Marbella’s group is highly skilled in materials synthesis, electrochemistry, characterization, and in situ techniques. She is particularly interested in creating functional platforms for a wide range of energy-related materials, including batteries, catalysts, and optics. Her work using SSMNR has already resulted in one of the first molecular-level characterizations of the SEI in Li metal batteries, as well as new insight into how Li ion movement in the SEI is linked to battery performance. This new NSF-funded project will continue her research to advance the way to lightweight, low-cost, long-lasting energy storage for electric vehicles, houses, and much more.

Carl Vondrick, assistant professor of computer science, has won an NSF CAREER award for his research program to develop machine perception systems that robustly detect and track objects even when they disappear from sight, thereby enabling machines to build spatial awareness of their surroundings.

Vondrick’s research focuses on computer vision and machine learning. Over the last four years, he and his team have established a framework for unsupervised machine learning that capitalizes on the large amounts of raw video found on the internet. The computer models were trained without human supervision and, through hours of observing videos, they learned to anticipate human actions, generate short videos, and track objects over time.

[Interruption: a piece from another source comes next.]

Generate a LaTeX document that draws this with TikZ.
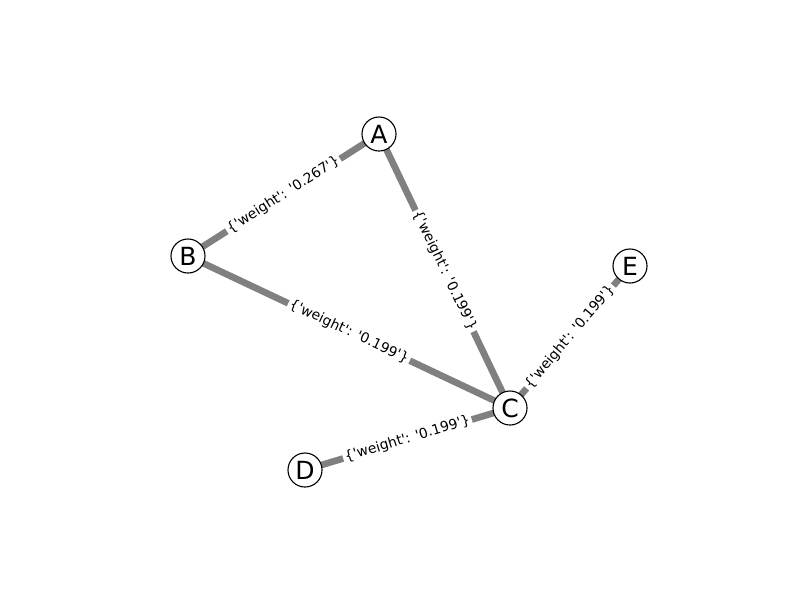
\documentclass[tikz,border=0pt]{standalone}
\usepackage{fontspec}
\setmainfont{DejaVu Sans}
\usetikzlibrary{backgrounds}
\newcommand\qq{\textquotesingle}
\newcommand\wt[1]{\{\qq weight\qq: \qq#1\qq\}}
\tikzset{
  vertex/.style={circle, draw=black, line width=0.8pt, fill=white, minimum size=24.5pt, inner sep=0pt, font=\fontsize{18}{18}\selectfont},
  edge/.style={draw=gray, line width=4.8pt},
  wlabel/.style={fill=white, inner sep=1.5pt, sloped, font=\fontsize{10}{12}\selectfont, text=black}
}
\begin{document}
\begin{tikzpicture}[x=0.72pt, y=-0.72pt]
\useasboundingbox (0,0) rectangle (800,600);
\node[vertex] (A) at (379,134) {A};
\node[vertex] (B) at (188,256) {B};
\node[vertex] (C) at (510,408) {C};
\node[vertex] (D) at (305,470) {D};
\node[vertex] (E) at (630,266) {E};
\begin{scope}[on background layer]
\draw[edge] (A.center) -- node[wlabel] {\wt{0.267}} (B.center);
\draw[edge] (A.center) -- node[wlabel] {\wt{0.199}} (C.center);
\draw[edge] (B.center) -- node[wlabel] {\wt{0.199}} (C.center);
\draw[edge] (D.center) -- node[wlabel] {\wt{0.199}} (C.center);
\draw[edge] (C.center) -- node[wlabel] {\wt{0.199}} (E.center);
\end{scope}
\end{tikzpicture}
\end{document}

This NSF-funded project expands on those results and addresses the fundamental challenges for machines to learn about spatial representations on their own. For example, a child understands that once a toy disappears inside a container, it still exists even though it is not directly visible. Machines, however, are currently not able to detect objects once they disappear from view. The state-of-the-art systems in machine perception are often unable to encode fundamental principles about space that are intuitive to people.

Since spatial awareness underpins complex behaviors in humans and animals, successful machine spatial awareness will also ignite a corresponding generation of capabilities across health, security, and robotics. For example, spatial awareness will enable artificial perception to remain accurate during emergencies where visibility may be poor and objects become obstructed. In robotics, spatial awareness is essential for autonomous vehicles to safely and fluidly interact with people who often become occluded or disappear from view in crowded streets. In other cases, situational awareness and being aware of what is happening in a scene will amplify computer vision for unconstrained scenes, such as busy places of work that are often cluttered and rapidly changing.

Despite rapid progress in deep learning, foundations of visual intelligence are still largely missing from computer vision today. Vondrick aims to address this need and expects his project to generate algorithms and a framework that will fortify computer vision deployments for the real complexity of everyday situations.